(Task to complete): Retype all material exactly. Pictures stay out of the copy.

-.-.-

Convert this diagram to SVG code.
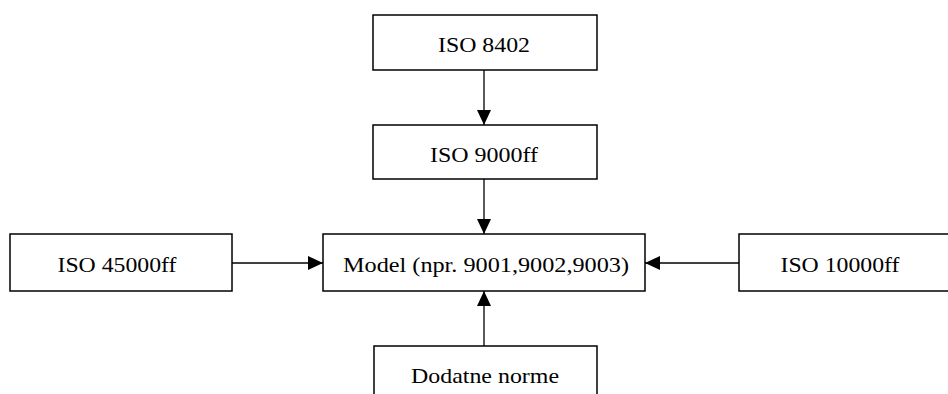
<svg xmlns="http://www.w3.org/2000/svg" width="948" height="394" viewBox="0 0 948 394">
<style>
.box{fill:#fff;stroke:#000;stroke-width:1.5}
.t{font-family:"Liberation Serif","Times New Roman",serif;font-size:22px;fill:#000;text-anchor:middle}
.c{stroke:#000;stroke-width:1.3;fill:none}
</style>
<defs>
<marker id="ah" markerWidth="16" markerHeight="16" refX="15" refY="7" orient="auto" markerUnits="userSpaceOnUse">
<path d="M0,0 L15,7 L0,14 Z" fill="#000"/>
</marker>
</defs>
<rect width="948" height="394" fill="#fff"/>
<g id="connectors">
<line class="c" x1="484" y1="70" x2="484" y2="125" marker-end="url(#ah)"/>
<line class="c" x1="484" y1="179" x2="484" y2="234" marker-end="url(#ah)"/>
<line class="c" x1="232" y1="263" x2="323" y2="263" marker-end="url(#ah)"/>
<line class="c" x1="739" y1="263" x2="645" y2="263" marker-end="url(#ah)"/>
<line class="c" x1="484" y1="346" x2="484" y2="291" marker-end="url(#ah)"/>
</g>
<g id="iso8402"><rect class="box" x="373" y="15" width="224" height="55"/><text class="t" x="484" y="52" textLength="92" lengthAdjust="spacingAndGlyphs">ISO 8402</text></g>
<g id="iso9000ff"><rect class="box" x="373" y="125" width="224" height="54"/><text class="t" x="484" y="162" textLength="108" lengthAdjust="spacingAndGlyphs">ISO 9000ff</text></g>
<g id="model"><rect class="box" x="323" y="234" width="322" height="57"/><text class="t" x="486" y="272" textLength="286" lengthAdjust="spacingAndGlyphs">Model (npr. 9001,9002,9003)</text></g>
<g id="iso45000ff"><rect class="box" x="10" y="234" width="222" height="57"/><text class="t" x="117" y="272" textLength="119" lengthAdjust="spacingAndGlyphs">ISO 45000ff</text></g>
<g id="iso10000ff"><rect class="box" x="739" y="234" width="220" height="57"/><text class="t" x="840" y="272" textLength="119" lengthAdjust="spacingAndGlyphs">ISO 10000ff</text></g>
<g id="dodatne"><rect class="box" x="374" y="346" width="223" height="60"/><text class="t" x="485" y="383" textLength="148" lengthAdjust="spacingAndGlyphs">Dodatne norme</text></g>
</svg>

-.-.-

(Completed exercise):
Convert this diagram to SVG code.
<svg xmlns="http://www.w3.org/2000/svg" width="948" height="394" viewBox="0 0 948 394">
<style>
.box{fill:#fff;stroke:#000;stroke-width:1.5}
.t{font-family:"Liberation Serif","Times New Roman",serif;font-size:22px;fill:#000;text-anchor:middle}
.c{stroke:#000;stroke-width:1.3;fill:none}
</style>
<defs>
<marker id="ah" markerWidth="16" markerHeight="16" refX="15" refY="7" orient="auto" markerUnits="userSpaceOnUse">
<path d="M0,0 L15,7 L0,14 Z" fill="#000"/>
</marker>
</defs>
<rect width="948" height="394" fill="#fff"/>
<g id="connectors">
<line class="c" x1="484" y1="70" x2="484" y2="125" marker-end="url(#ah)"/>
<line class="c" x1="484" y1="179" x2="484" y2="234" marker-end="url(#ah)"/>
<line class="c" x1="232" y1="263" x2="323" y2="263" marker-end="url(#ah)"/>
<line class="c" x1="739" y1="263" x2="645" y2="263" marker-end="url(#ah)"/>
<line class="c" x1="484" y1="346" x2="484" y2="291" marker-end="url(#ah)"/>
</g>
<g id="iso8402"><rect class="box" x="373" y="15" width="224" height="55"/><text class="t" x="484" y="52" textLength="92" lengthAdjust="spacingAndGlyphs">ISO 8402</text></g>
<g id="iso9000ff"><rect class="box" x="373" y="125" width="224" height="54"/><text class="t" x="484" y="162" textLength="108" lengthAdjust="spacingAndGlyphs">ISO 9000ff</text></g>
<g id="model"><rect class="box" x="323" y="234" width="322" height="57"/><text class="t" x="486" y="272" textLength="286" lengthAdjust="spacingAndGlyphs">Model (npr. 9001,9002,9003)</text></g>
<g id="iso45000ff"><rect class="box" x="10" y="234" width="222" height="57"/><text class="t" x="117" y="272" textLength="119" lengthAdjust="spacingAndGlyphs">ISO 45000ff</text></g>
<g id="iso10000ff"><rect class="box" x="739" y="234" width="220" height="57"/><text class="t" x="840" y="272" textLength="119" lengthAdjust="spacingAndGlyphs">ISO 10000ff</text></g>
<g id="dodatne"><rect class="box" x="374" y="346" width="223" height="60"/><text class="t" x="485" y="383" textLength="148" lengthAdjust="spacingAndGlyphs">Dodatne norme</text></g>
</svg>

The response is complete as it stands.